Le total de ces aides sans contrepartie s'élève à près de 25 milliards d'euros, soit 5,6% du total des dépenses des régimes obligatoires de base (442,6 milliards d'euros en 2007). Ce chiffre est bien inférieur au total des transferts et subventions permettant aux régimes spéciaux d'atteindre l'équilibre financier, de l'ordre de 50 milliards d'euros par an. Autrement dit, les avantages des salariés des entreprises publiques coûtent deux fois plus cher à la collectivité que les dépenses de solidarité imputables à la sécurité sociale.

Conclusion

Total des dépenses de solidarité

Etat + Collectivités Locales + Sécurité Sociale = 17,1 + 21,2 + 24,9 = 61,7 milliards d'euros

Les 61,7 milliards d'euros d'aides sociales distribués par l'ensemble des organismes relevant de la sphère publique ne représentent que 6,4% de toutes leurs dépenses. La part du budget de la nation effectivement consacrée à la solidarité est extrêmement faible au regard d'autres postes qui ne figurent pas dans la liste des priorités du gouvernement, comme les subventions aux entreprises publiques ou aux régimes spéciaux, et qui absorbent pourtant une part significative du budget.

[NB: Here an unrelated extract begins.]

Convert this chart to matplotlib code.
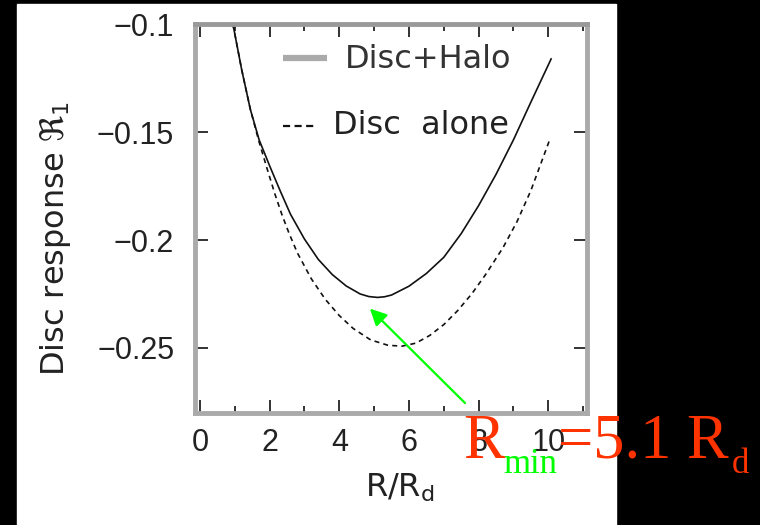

De plus le système d'aide sociale ne semble pas modifier profondément la répartition des ressources. Il prend le plus souvent d'une main pour rendre de l'autre, en prélevant au passage des frais de fonctionnement importants (de l'ordre de 10 milliards d'euros pour la Sécurité Sociale par exemple). La recherche de justice sociale comme de l'efficacité collective justifie la redistribution des revenus acquis par les plus performants et les plus compétents pour permettre le bon fonctionnement de la société dans son ensemble. Mais ne nous méprenons pas : la redistribution se fait en grande partie à l'envers, c'est-à-dire du secteur privé, des entreprises et des salariés vers l'Etat, les fonctionnaires et les salariés d'entreprises publiques, privilégiés tant au niveau des salaires et des retraites que de la sécurité de l'emploi.